# CLP(R)

CLP(R) is a declarative programming language. It stands for constraint logic programming (Real) where real refers to the real numbers. It can be considered and is generally implemented as a superset or add-on package for a Prolog implementation.

## Example rule

${\begin{cases}3x+4y-2z=8\\x-5y+z=10\\2x+3y-z=20\end{cases}}$ are expressed in CLP(R) as:

3*X + 4*Y - 2*Z = 8,
X - 5*Y + Z = 10,
2*X + 3*Y -Z = 20.


and a typical implementation's response would be:

Z = 35.75
Y = 8.25
X = 15.5

Yes

## Example program

CLP(R) allows the definition of predicates using recursive definitions. For example a mortgage relation can be defined as relating the principal P, the number of time periods of the loan T, the repayment each period R, the interest rate per period I and the final balance owing at the end of the loan B.

mg(P, T, R, I, B) :- T = 0, B = R.
mg(P, T, R, I, B) :- T >= 1, P1 = P*(1+I) - R, mg(P1, T - 1, R, I, B).


The first rule expresses that for a 0 period loan the balance owing at the end is simply the original principal.
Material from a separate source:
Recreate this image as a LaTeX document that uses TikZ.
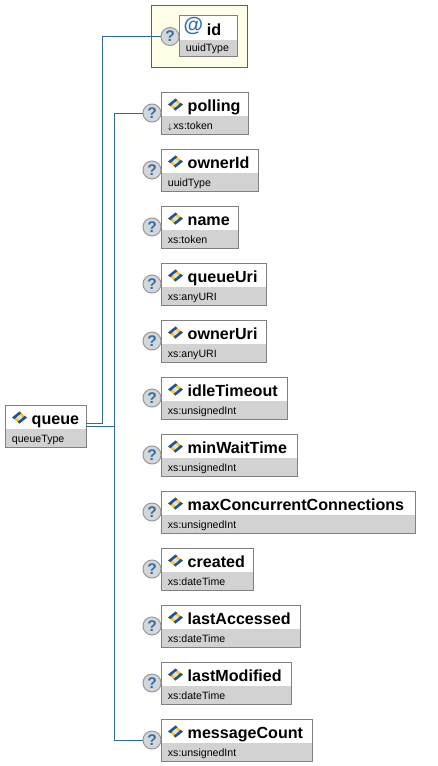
\documentclass[tikz,border=0pt]{standalone}
\usepackage{fontspec}
\setmainfont{Liberation Sans}
\definecolor{linkblue}{HTML}{2F6B9E}
\definecolor{boxedge}{HTML}{808080}
\definecolor{typegray}{HTML}{D2D2D2}
\definecolor{attrfill}{HTML}{FFFFE8}
\definecolor{helpfill}{HTML}{D4D6D8}
\definecolor{helpedge}{HTML}{989898}
\definecolor{helpblue}{HTML}{2F6FA8}
\definecolor{gemblue}{HTML}{1F4FA0}
\definecolor{gemyellow}{HTML}{FFC820}
\definecolor{gemcore}{HTML}{D8E4F4}
\tikzset{
  elembox/.style={fill=white,inner sep=0pt,outer sep=0pt,anchor=north west},
  typeband/.style={fill=typegray},
  titletext/.style={inner sep=0pt,anchor=base west,font=\fontsize{16.1}{17}\selectfont\bfseries},
  typetext/.style={inner sep=0pt,anchor=base west,font=\fontsize{10.6}{11}\selectfont,text=black},
  helpbtn/.style={circle,draw=helpedge,line width=1pt,fill=helpfill,minimum size=18pt,inner sep=0pt,
    font=\fontsize{15.5}{15.5}\selectfont\bfseries,text=helpblue},
  link/.style={draw=linkblue,line width=1pt},
  attrframe/.style={draw=linkblue,line width=1pt,fill=attrfill,inner sep=0pt,outer sep=0pt,anchor=north west},
}
\newcommand{\gem}[2]{%
  \begin{scope}[shift={(#1,#2)}]
    \fill[gemyellow] (-7.5,0) -- (0,-6) -- (7.5,0) -- (0,6) -- cycle;
    \fill[gemblue] (-7.5,0) -- (0,-6) -- (2,-4.4) -- (-5,1.6) -- cycle;
    \fill[gemblue] (7.5,0) -- (0,6) -- (-2,4.4) -- (5,-1.6) -- cycle;
    \fill[gemcore] (0,-2.6) -- (3,0) -- (0,2.6) -- (-3,0) -- cycle;
  \end{scope}}
% \elem{id}{x}{y}{width}{title}{type}
\newcommand{\elem}[6]{%
  \node[elembox,minimum width=#4pt-1.5pt,minimum height=41.4pt] (#1) at (#2+0.8,#3+0.7) {};
  \fill[typeband] (#2+0.8,#3+24) rectangle (#2+#4-0.7,#3+42);
  \draw[boxedge,line width=1pt] (#2+0.8,#3+0.7) rectangle (#2+#4-0.7,#3+42.1);
  \gem{#2+14.5}{#3+12.5}
  \node[titletext] (#1-title) at (#2+26.5,#3+19) {#5};
  \node[typetext] (#1-type) at (#2+6.7,#3+37) {#6};
}
\begin{document}
\begin{tikzpicture}[x=1pt,y=-1pt]
\useasboundingbox (0,0) rectangle (438,766);
\fill[white] (0,0) rectangle (438,766);
% attribute
\node[attrframe,minimum width=95.5pt,minimum height=62pt] (idframe) at (151.8,5.3) {};
\node[elembox,minimum width=57.5pt,minimum height=41.4pt] (idbox) at (179.8,15.5) {};
\fill[typeband] (179.8,40) rectangle (237.3,56.9);
\draw[boxedge,line width=1pt] (179.8,15.5) rectangle (237.3,56.9);
\node[inner sep=0pt,font=\fontsize{20}{20}\selectfont\bfseries,text=helpblue] (idat) at (193.3,26) {@};
\node[titletext] (idtitle) at (206.7,35) {id};
\node[typetext] (idtype) at (185.7,51.7) {uuidType};
\node[helpbtn] (h-id) at (170,36.5) {?};
% root
\elem{queue}{5}{405}{81.9}{queue}{queueType}
% children
\elem{polling}{161}{92}{88}{polling}{\makebox[5.5pt][l]{\fontsize{8}{8}\selectfont$\downarrow$}xs:token}
\elem{ownerId}{161}{149}{98}{ownerId}{uuidType}
\elem{name}{161}{206}{78}{name}{xs:token}
\elem{queueUri}{161}{263}{106}{queueUri}{xs:anyURI}
\elem{ownerUri}{161}{320}{106}{ownerUri}{xs:anyURI}
\elem{idleTimeout}{161}{377}{127}{idleTimeout}{xs:unsignedInt}
\elem{minWaitTime}{161}{434}{137}{minWaitTime}{xs:unsignedInt}
\elem{maxConn}{161}{491}{255}{maxConcurrentConnections}{xs:unsignedInt}
\elem{created}{161}{548}{93}{created}{xs:dateTime}
\elem{lastAccessed}{161}{605}{140}{lastAccessed}{xs:dateTime}
\elem{lastModified}{161}{662}{131}{lastModified}{xs:dateTime}
\elem{messageCount}{161}{719}{152}{messageCount}{xs:unsignedInt}
% help buttons
\foreach \n/\yy in {polling/113,ownerId/170,name/227,queueUri/284,ownerUri/341,idleTimeout/398,minWaitTime/455,maxConn/512,created/569,lastAccessed/626,lastModified/683,messageCount/740}
  \node[helpbtn] (h-\n) at (152,\yy) {?};
% connectors
\coordinate (q1) at (queue.east |- 0,423.7);
\coordinate (q2) at (queue.east |- 0,426.3);
\coordinate (j1) at (102.3,423.7);
\coordinate (j2) at (114.3,426.3);
\draw[link] (q1) -- (j1) |- (h-id.west);
\draw[link] (q2) -- (j2);
\draw[link] (h-polling.west) -| (j2) |- (h-messageCount.west);
\end{tikzpicture}
\end{document}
The second rule expresses that for a loan of at least one time period we can calculate the new owing amount P1 by multiplying the principal by 1 plus the interest rate and subtracting the repayment. The remainder of the loan is treated as another mortgage for the new principal and one less time period.

What can you do with it? You can ask many questions. If I borrow 1000\$ for 10 years at 10% per year repaying 150 per year, how much will I owe at the end?

?- mg(1000, 10, 150, 10/100, B).


The system responds with the answer

B = 203.129.


How much can I borrow with a 10 year loan at 10% repaying 150 each year to owe nothing at the end?

?- mg(P, 10, 150, 10/100, 0).


The system responds with the answer

P = 921.685.


What is the relationship between the principal, repayment and balance on a 10 year loan at 10% interest?

?- mg(P, 10, R, 10/100, B).


The system responds with the answer

P = 0.3855*B + 6.1446 * R.


This shows the relationship between the variables, without requiring any to take a particular value.